_Required task_: Quote the data below in full, minus the images.

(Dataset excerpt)

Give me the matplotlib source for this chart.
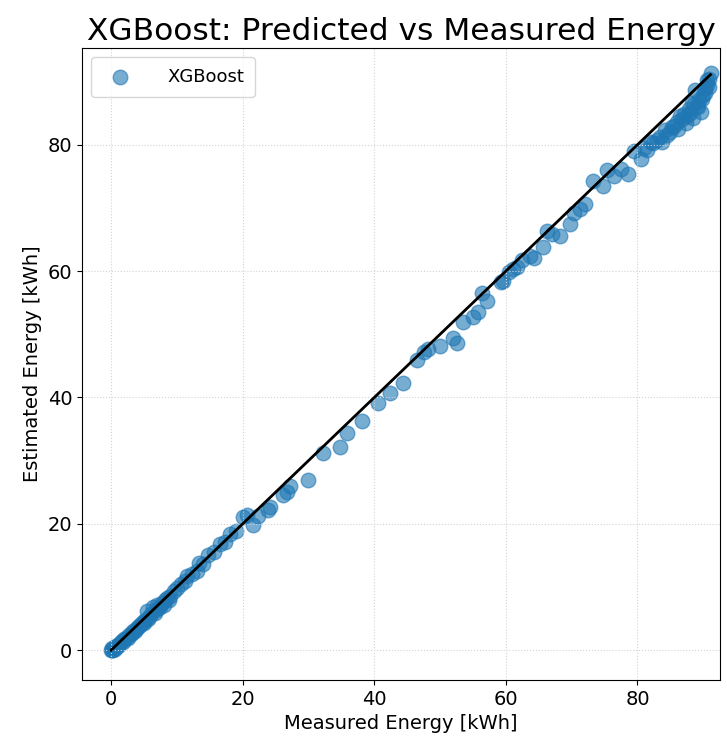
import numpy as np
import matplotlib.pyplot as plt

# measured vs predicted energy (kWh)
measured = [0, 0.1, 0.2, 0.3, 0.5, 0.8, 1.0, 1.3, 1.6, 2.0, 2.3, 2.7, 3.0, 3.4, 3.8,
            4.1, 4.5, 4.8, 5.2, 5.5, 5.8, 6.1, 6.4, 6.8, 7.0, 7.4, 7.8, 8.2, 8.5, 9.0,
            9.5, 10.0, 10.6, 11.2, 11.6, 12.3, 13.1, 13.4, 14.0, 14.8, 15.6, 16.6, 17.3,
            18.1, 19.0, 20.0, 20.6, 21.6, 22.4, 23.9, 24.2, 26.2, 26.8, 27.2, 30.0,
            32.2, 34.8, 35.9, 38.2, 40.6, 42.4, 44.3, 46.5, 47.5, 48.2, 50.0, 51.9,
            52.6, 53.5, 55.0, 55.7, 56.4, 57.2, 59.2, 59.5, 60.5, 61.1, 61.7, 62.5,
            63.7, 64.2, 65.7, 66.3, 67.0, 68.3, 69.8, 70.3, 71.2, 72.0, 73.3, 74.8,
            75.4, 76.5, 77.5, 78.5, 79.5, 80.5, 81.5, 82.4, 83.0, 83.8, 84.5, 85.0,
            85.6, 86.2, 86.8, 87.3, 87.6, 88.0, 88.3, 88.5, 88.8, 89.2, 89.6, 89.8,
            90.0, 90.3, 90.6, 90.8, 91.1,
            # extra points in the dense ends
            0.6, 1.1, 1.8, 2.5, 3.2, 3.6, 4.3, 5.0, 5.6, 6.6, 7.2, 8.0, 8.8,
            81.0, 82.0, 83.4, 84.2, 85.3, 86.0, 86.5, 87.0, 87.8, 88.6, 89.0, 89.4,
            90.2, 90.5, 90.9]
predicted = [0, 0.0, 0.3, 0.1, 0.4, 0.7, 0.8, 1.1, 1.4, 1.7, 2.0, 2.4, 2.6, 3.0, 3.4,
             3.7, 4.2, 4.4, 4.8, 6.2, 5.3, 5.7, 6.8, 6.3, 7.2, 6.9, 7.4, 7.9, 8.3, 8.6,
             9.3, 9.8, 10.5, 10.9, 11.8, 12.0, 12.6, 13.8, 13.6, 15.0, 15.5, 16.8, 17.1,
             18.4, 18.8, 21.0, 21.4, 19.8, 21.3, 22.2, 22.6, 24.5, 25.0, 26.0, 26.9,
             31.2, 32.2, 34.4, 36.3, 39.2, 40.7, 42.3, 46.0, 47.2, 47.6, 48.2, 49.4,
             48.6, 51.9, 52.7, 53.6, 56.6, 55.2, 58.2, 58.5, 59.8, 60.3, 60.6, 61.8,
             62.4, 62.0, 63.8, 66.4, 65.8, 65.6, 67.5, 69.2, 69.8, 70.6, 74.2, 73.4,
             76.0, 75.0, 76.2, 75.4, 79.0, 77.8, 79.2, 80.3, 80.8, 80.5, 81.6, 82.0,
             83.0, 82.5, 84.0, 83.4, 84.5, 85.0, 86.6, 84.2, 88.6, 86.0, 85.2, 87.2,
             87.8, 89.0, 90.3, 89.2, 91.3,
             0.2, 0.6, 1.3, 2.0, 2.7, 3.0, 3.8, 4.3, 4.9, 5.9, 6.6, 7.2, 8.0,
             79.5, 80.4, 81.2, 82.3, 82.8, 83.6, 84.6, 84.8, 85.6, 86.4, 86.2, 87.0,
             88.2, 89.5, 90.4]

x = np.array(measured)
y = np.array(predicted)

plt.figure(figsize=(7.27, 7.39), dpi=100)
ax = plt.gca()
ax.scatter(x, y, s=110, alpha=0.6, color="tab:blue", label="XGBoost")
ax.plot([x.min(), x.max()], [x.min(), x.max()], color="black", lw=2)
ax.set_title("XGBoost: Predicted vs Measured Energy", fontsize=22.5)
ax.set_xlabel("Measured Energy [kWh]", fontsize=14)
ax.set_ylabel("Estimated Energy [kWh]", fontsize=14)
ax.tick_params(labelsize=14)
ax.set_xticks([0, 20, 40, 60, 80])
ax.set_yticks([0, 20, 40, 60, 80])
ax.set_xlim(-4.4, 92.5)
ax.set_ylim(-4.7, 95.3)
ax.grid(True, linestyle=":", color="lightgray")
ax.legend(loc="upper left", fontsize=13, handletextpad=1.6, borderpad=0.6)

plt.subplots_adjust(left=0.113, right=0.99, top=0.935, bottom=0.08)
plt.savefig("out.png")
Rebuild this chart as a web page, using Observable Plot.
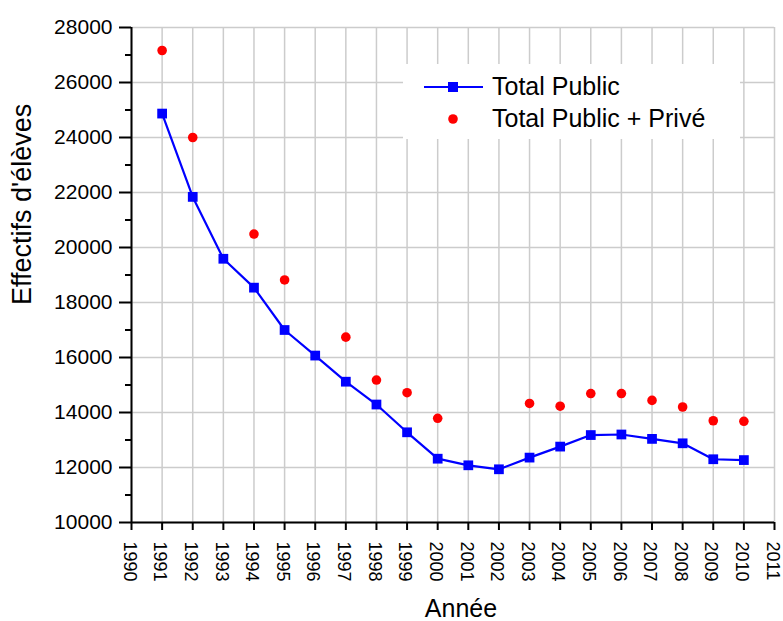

_Task answer_:
Give me the matplotlib source for this chart.
import numpy as np
import matplotlib.pyplot as plt

# measured vs predicted energy (kWh)
measured = [0, 0.1, 0.2, 0.3, 0.5, 0.8, 1.0, 1.3, 1.6, 2.0, 2.3, 2.7, 3.0, 3.4, 3.8,
            4.1, 4.5, 4.8, 5.2, 5.5, 5.8, 6.1, 6.4, 6.8, 7.0, 7.4, 7.8, 8.2, 8.5, 9.0,
            9.5, 10.0, 10.6, 11.2, 11.6, 12.3, 13.1, 13.4, 14.0, 14.8, 15.6, 16.6, 17.3,
            18.1, 19.0, 20.0, 20.6, 21.6, 22.4, 23.9, 24.2, 26.2, 26.8, 27.2, 30.0,
            32.2, 34.8, 35.9, 38.2, 40.6, 42.4, 44.3, 46.5, 47.5, 48.2, 50.0, 51.9,
            52.6, 53.5, 55.0, 55.7, 56.4, 57.2, 59.2, 59.5, 60.5, 61.1, 61.7, 62.5,
            63.7, 64.2, 65.7, 66.3, 67.0, 68.3, 69.8, 70.3, 71.2, 72.0, 73.3, 74.8,
            75.4, 76.5, 77.5, 78.5, 79.5, 80.5, 81.5, 82.4, 83.0, 83.8, 84.5, 85.0,
            85.6, 86.2, 86.8, 87.3, 87.6, 88.0, 88.3, 88.5, 88.8, 89.2, 89.6, 89.8,
            90.0, 90.3, 90.6, 90.8, 91.1,
            # extra points in the dense ends
            0.6, 1.1, 1.8, 2.5, 3.2, 3.6, 4.3, 5.0, 5.6, 6.6, 7.2, 8.0, 8.8,
            81.0, 82.0, 83.4, 84.2, 85.3, 86.0, 86.5, 87.0, 87.8, 88.6, 89.0, 89.4,
            90.2, 90.5, 90.9]
predicted = [0, 0.0, 0.3, 0.1, 0.4, 0.7, 0.8, 1.1, 1.4, 1.7, 2.0, 2.4, 2.6, 3.0, 3.4,
             3.7, 4.2, 4.4, 4.8, 6.2, 5.3, 5.7, 6.8, 6.3, 7.2, 6.9, 7.4, 7.9, 8.3, 8.6,
             9.3, 9.8, 10.5, 10.9, 11.8, 12.0, 12.6, 13.8, 13.6, 15.0, 15.5, 16.8, 17.1,
             18.4, 18.8, 21.0, 21.4, 19.8, 21.3, 22.2, 22.6, 24.5, 25.0, 26.0, 26.9,
             31.2, 32.2, 34.4, 36.3, 39.2, 40.7, 42.3, 46.0, 47.2, 47.6, 48.2, 49.4,
             48.6, 51.9, 52.7, 53.6, 56.6, 55.2, 58.2, 58.5, 59.8, 60.3, 60.6, 61.8,
             62.4, 62.0, 63.8, 66.4, 65.8, 65.6, 67.5, 69.2, 69.8, 70.6, 74.2, 73.4,
             76.0, 75.0, 76.2, 75.4, 79.0, 77.8, 79.2, 80.3, 80.8, 80.5, 81.6, 82.0,
             83.0, 82.5, 84.0, 83.4, 84.5, 85.0, 86.6, 84.2, 88.6, 86.0, 85.2, 87.2,
             87.8, 89.0, 90.3, 89.2, 91.3,
             0.2, 0.6, 1.3, 2.0, 2.7, 3.0, 3.8, 4.3, 4.9, 5.9, 6.6, 7.2, 8.0,
             79.5, 80.4, 81.2, 82.3, 82.8, 83.6, 84.6, 84.8, 85.6, 86.4, 86.2, 87.0,
             88.2, 89.5, 90.4]

x = np.array(measured)
y = np.array(predicted)

plt.figure(figsize=(7.27, 7.39), dpi=100)
ax = plt.gca()
ax.scatter(x, y, s=110, alpha=0.6, color="tab:blue", label="XGBoost")
ax.plot([x.min(), x.max()], [x.min(), x.max()], color="black", lw=2)
ax.set_title("XGBoost: Predicted vs Measured Energy", fontsize=22.5)
ax.set_xlabel("Measured Energy [kWh]", fontsize=14)
ax.set_ylabel("Estimated Energy [kWh]", fontsize=14)
ax.tick_params(labelsize=14)
ax.set_xticks([0, 20, 40, 60, 80])
ax.set_yticks([0, 20, 40, 60, 80])
ax.set_xlim(-4.4, 92.5)
ax.set_ylim(-4.7, 95.3)
ax.grid(True, linestyle=":", color="lightgray")
ax.legend(loc="upper left", fontsize=13, handletextpad=1.6, borderpad=0.6)

plt.subplots_adjust(left=0.113, right=0.99, top=0.935, bottom=0.08)
plt.savefig("out.png")
Rebuild this chart as a web page, using Observable Plot.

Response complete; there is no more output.